21 September 2013

Tanzania: Let the New Constitution Process Flow Uninterrupted

I THINK I am now beginning to understand the Kiswahili saying: "Mjenga Nchi ni Mwananchi na Mvunja Nchi ni Mwananchi," which in essence means it is the citizen who makes (read develop and protect or defend) his or her country and it is the same citizen who can destroy or break it up.

I am referring to the current national debate on putting together a new Constitution, which, instead of galvanising the citizens into a focused nation for a comprehensive constitution that would solidify the Union, it is threatening to tear the nation into smaller units to the glee of those who have been waiting for such a chance to move in smoothly.

The logic that in unity there is strength seems to have lost meaning to most of us. What surprises me is that I had thought those who were advocating for the break up of the Union, I mean those gunning for a three-tier government had a selfish agenda of creating an environment for the likelihood of acquiring some position that would guarantee personal wealth aggrandisement.

This motive, according to my understanding is therein large part and I have said this before. But what I cannot comprehend is how will the church benefit from a three-tier government? Why would the church want to break up the Union this way? I am talking about the Anglican Church in Dar es Salaam which is rallying its congregation to vote for a three government system.

I am saying this because whether we like it or not and whatever reason we give for advocating for a three government system the arrangement will certainly break up the Union. I can bet the great hearts of all those who want a three tier government (except for those are simply blowing with the wind) know that what they are crying for is break up of the Union. But in their gluttonous and selfish hearts they do not want to admit it.

Yes, it has come to this? In perspective, the cry for a new constitution began a long time ago, as it were, especially after the reintroduction of multiparty democracy in the country.

To be specific, it was some of the leaders of the opposition parties who thought, wrongly or rightly (I'm not sure they did any research, there is no proof of that anyway), that thy were losing in the general elections because the Constitution favoured Chama Cha Mapinduzi (CCM) but gave little chance for them to assume the reigns of the country, who strongly advocated for a new constitution.

At one point, they almost boycotted the general elections demanding the institution of a new constitution first before taking part in the elections. Some of them even rubbished the argument that the process of putting in place a new constitution needed time.

You would remember that one of them, Willbrod Slaa, if I may be allowed to name names, told Tanzanians during his campaign rallies that he could come up with a new constitution in less than one hundred days. The situation on the ground tells us that he could not have been serious at all.

Is it not ironic that the same people, who demanded a new constitution now, should be seen to be working towards delaying the process to achieving that cherished goal of a new basic law of the land by bringing forth unnecessary impediments?

The case in point is the apparent determination by groups of people to derail this noble process with flimsy reasons as demonstrated in the just ended Parliamentary unprecedented shame when the so called honourable MPs decided to throw civilisation to the wind to engage in fist fighting like uncultured street hooligans simply because they differed in opinion. That was the highest order of an undemocratic indiscipline in the august House.

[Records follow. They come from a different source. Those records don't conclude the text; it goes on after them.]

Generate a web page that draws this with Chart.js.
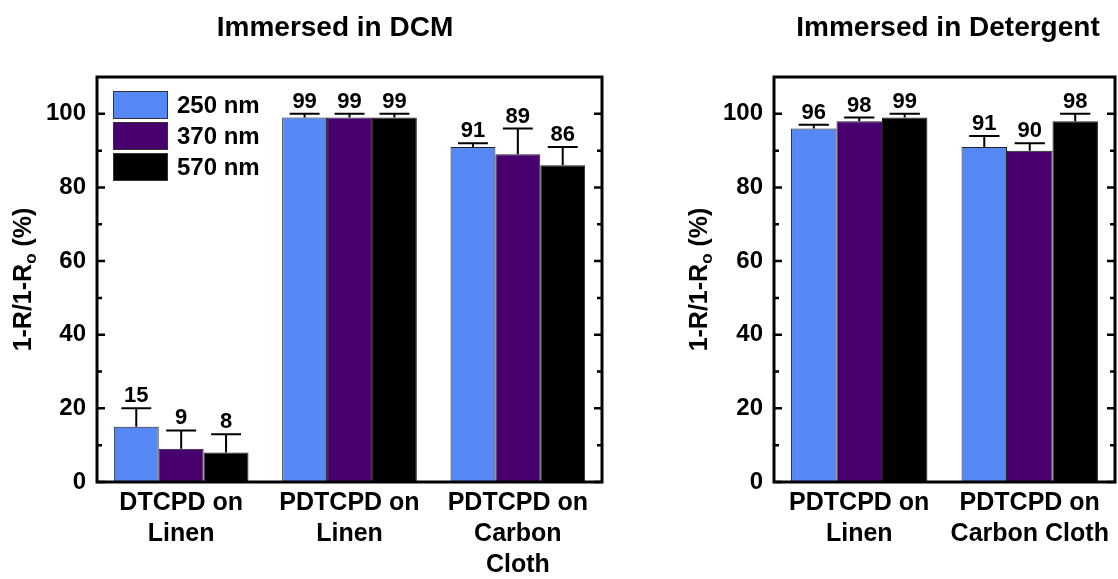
<!DOCTYPE html>
<html>
<head>
<meta charset="utf-8">
<script src="https://cdn.jsdelivr.net/npm/chart.js@4/dist/chart.umd.min.js"></script>
<style>
  html, body { margin: 0; padding: 0; background: #fff; }
  #wrap { position: relative; width: 1118px; height: 579px; overflow: hidden; }
  #dcm { position: absolute; left: 0; top: 0; }
  #det { position: absolute; left: 650px; top: 0; }
</style>
</head>
<body>
<div id="wrap">
  <canvas id="dcm" width="650" height="579"></canvas>
  <canvas id="det" width="468" height="579"></canvas>
</div>
<script>
// data
const series = ['250 nm', '370 nm', '570 nm'];
const colors = ['#5588F4', '#47006E', '#000000'];

const dcmCategories = [['DTCPD on', 'Linen'], ['PDTCPD on', 'Linen'], ['PDTCPD on', 'Carbon', 'Cloth']];
const dcm250 = [15, 99, 91];
const dcm370 = [9, 99, 89];
const dcm570 = [8, 99, 86];
const dcmErr250 = [5, 1, 1];
const dcmErr370 = [5, 1, 7];
const dcmErr570 = [5, 1, 5];

const detCategories = [['PDTCPD on', 'Linen'], ['PDTCPD on', 'Carbon Cloth']];
const det250 = [96, 91];
const det370 = [98, 90];
const det570 = [99, 98];
const detErr250 = [1, 3];
const detErr370 = [1, 2];
const detErr570 = [1, 2];

const yTicks = [0, 20, 40, 60, 80, 100];
const yMinorTicks = [10, 30, 50, 70, 90];

const FONT = '"Liberation Sans", Arial, sans-serif';
Chart.defaults.font.family = FONT;
Chart.defaults.color = '#000';

// frame, inward ticks, error bars, labels, titles
const decorations = {
    id: 'decorations',
    afterDatasetsDraw(chart, args, opts) {
        const { ctx, chartArea: a, scales: { y } } = chart;
        ctx.save();

        // error bars + value labels
        chart.data.datasets.forEach((ds, i) => {
            const meta = chart.getDatasetMeta(i);
            meta.data.forEach((bar, j) => {
                const top = y.getPixelForValue(ds.data[j] + ds.errors[j]);
                const half = bar.width / 3;
                ctx.strokeStyle = '#000';
                ctx.lineWidth = 2;
                ctx.beginPath();
                ctx.moveTo(bar.x, bar.y);
                ctx.lineTo(bar.x, top);
                ctx.moveTo(bar.x - half, top);
                ctx.lineTo(bar.x + half, top);
                ctx.stroke();

                ctx.fillStyle = '#000';
                ctx.font = 'bold 22px ' + FONT;
                ctx.textAlign = 'center';
                ctx.textBaseline = 'alphabetic';
                ctx.fillText(String(ds.data[j]), bar.x, top - 6);
            });
        });

        // box
        ctx.lineWidth = 3;
        ctx.strokeStyle = '#000';
        ctx.strokeRect(a.left, a.top, a.right - a.left, a.bottom - a.top);

        // inward ticks on both sides
        ctx.lineWidth = 2.5;
        const tick = (v, len) => {
            const py = y.getPixelForValue(v);
            ctx.beginPath();
            ctx.moveTo(a.left, py);
            ctx.lineTo(a.left + len, py);
            ctx.moveTo(a.right, py);
            ctx.lineTo(a.right - len, py);
            ctx.stroke();
        };
        yTicks.forEach(v => tick(v, 8));
        yMinorTicks.forEach(v => tick(v, 5));

        // panel title
        ctx.fillStyle = '#000';
        ctx.font = 'bold 28px ' + FONT;
        ctx.textAlign = 'center';
        ctx.textBaseline = 'middle';
        ctx.fillText(opts.title, opts.titleX, 28);

        // y axis title with subscript o
        const cy = (a.top + a.bottom) / 2;
        ctx.translate(opts.yTitleX, cy);
        ctx.rotate(-Math.PI / 2);
        ctx.textAlign = 'left';
        ctx.textBaseline = 'middle';
        const big = 'bold 25px ' + FONT;
        const small = 'bold 17px ' + FONT;
        const p1 = '1-R/1-R', p2 = 'o', p3 = ' (%)';
        ctx.font = big;
        const w1 = ctx.measureText(p1).width, w3 = ctx.measureText(p3).width;
        ctx.font = small;
        const w2 = ctx.measureText(p2).width;
        let x = -(w1 + w2 + w3) / 2;
        ctx.font = big;
        ctx.fillText(p1, x, 0);
        x += w1;
        ctx.font = small;
        ctx.fillText(p2, x, 7);
        x += w2;
        ctx.font = big;
        ctx.fillText(p3, x, 0);
        ctx.setTransform(1, 0, 0, 1, 0, 0);

        // legend inside the plot
        if (opts.legend) {
            chart.data.datasets.forEach((ds, i) => {
                const bx = a.left + 16, by = a.top + 14 + i * 31;
                ctx.fillStyle = ds.backgroundColor;
                ctx.fillRect(bx, by, 55, 28);
                ctx.lineWidth = 1;
                ctx.strokeStyle = '#333';
                ctx.strokeRect(bx + 0.5, by + 0.5, 54, 27);
                ctx.fillStyle = '#000';
                ctx.font = 'bold 24px ' + FONT;
                ctx.textAlign = 'left';
                ctx.textBaseline = 'middle';
                ctx.fillText(ds.label, bx + 64, by + 15);
            });
        }
        ctx.restore();
    }
};

function makeDatasets(values, errors) {
    return values.map((v, i) => ({
        label: series[i],
        data: v,
        errors: errors[i],
        backgroundColor: colors[i],
        borderColor: '#222',
        borderWidth: 1,
        categoryPercentage: 0.8,
        barPercentage: 1.0
    }));
}

function makeChart(id, labels, values, errors, cfg) {
    return new Chart(document.getElementById(id), {
        type: 'bar',
        data: { labels, datasets: makeDatasets(values, errors) },
        plugins: [decorations],
        options: {
            responsive: false,
            animation: false,
            layout: { padding: { top: 77, right: cfg.padRight, bottom: 0, left: 0 } },
            plugins: {
                legend: { display: false },
                tooltip: { enabled: false },
                decorations: cfg.deco
            },
            scales: {
                x: {
                    grid: { display: false, drawTicks: false },
                    border: { display: false },
                    ticks: {
                        font: { size: 25, weight: 'bold', lineHeight: 1.24 },
                        color: '#000',
                        padding: 6,
                        maxRotation: 0,
                        autoSkip: false
                    },
                    afterFit: s => { s.height = 97; }
                },
                y: {
                    min: 0,
                    max: 110,
                    grid: { display: false, drawTicks: false },
                    border: { display: false },
                    afterBuildTicks: s => { s.ticks = yTicks.map(v => ({ value: v })); },
                    ticks: {
                        font: { size: 24, weight: 'bold' },
                        color: '#000',
                        padding: 11
                    },
                    afterFit: s => { s.width = cfg.yWidth; }
                }
            }
        }
    });
}

makeChart('dcm', dcmCategories,
    [dcm250, dcm370, dcm570],
    [dcmErr250, dcmErr370, dcmErr570],
    { padRight: 48, yWidth: 97, deco: { title: 'Immersed in DCM', titleX: 335, yTitleX: 24, legend: true } });

makeChart('det', detCategories,
    [det250, det370, det570],
    [detErr250, detErr370, detErr570],
    { padRight: 3, yWidth: 124, deco: { title: 'Immersed in Detergent', titleX: 298, yTitleX: 50, legend: false } });
</script>
</body>
</html>
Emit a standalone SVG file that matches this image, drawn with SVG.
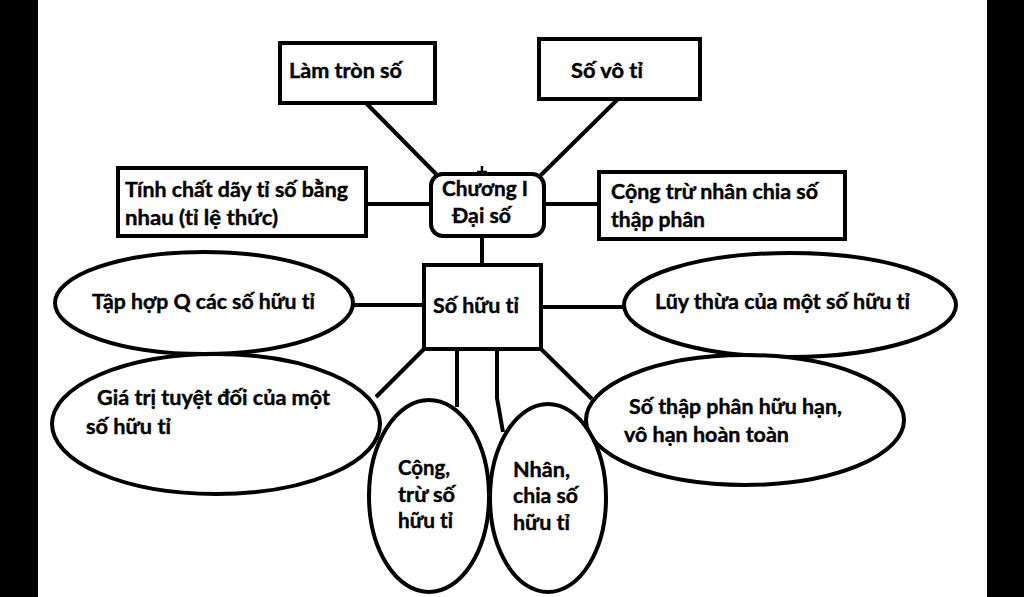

The National Assembly met in Dodoma to discuss an amendment to the constitution passed by the same National Assembly that would guide the process to the establishment of the New Constitution. What happened in that august House does not need repeating. Only that it was shockingly shameful.

Now, they want President Jakaya Kikwete to intervene in the constitution-making process by not signing the passed Bill. The reason they give is that people from Zanzibar were not consulted to give their views on the amendment bill and that was why the Opposition Members of Parliament protested against the tabling of the Constitutional Review (Amendment) Bill, 2013.

Again, I go along with those who are surprised with Chadema's sudden love affair with CUF or rather, with the people of Zanzibar at that. I may fathom one or two reasons; one is that Chadema need a partner in their attempt at derailing the process considering that a good number of people in the isles would want the Union to break up yesterday for their own selfish reason.

Two, the party (Chadema) want to have a foothold in Zanzibar, hence the apparent love for the Zanzibaris. To me, it seems the opposition, particularly Chadema, are not happy with the good pace of the process towards attaining a Constitution before the next general elections come 2015.

For one thing they will have to look somewhere else reasons of their loss because the new Constitution they wanted would be in place. So now they are looking for the tiniest loophole to delay the new Constitution.

As for the three-tier government structure which, I will give myself the liberty to repeat many times over, will mean killing the Union, let those in favour remember Mwalimu's warning against the break up of the union. Let us be warned.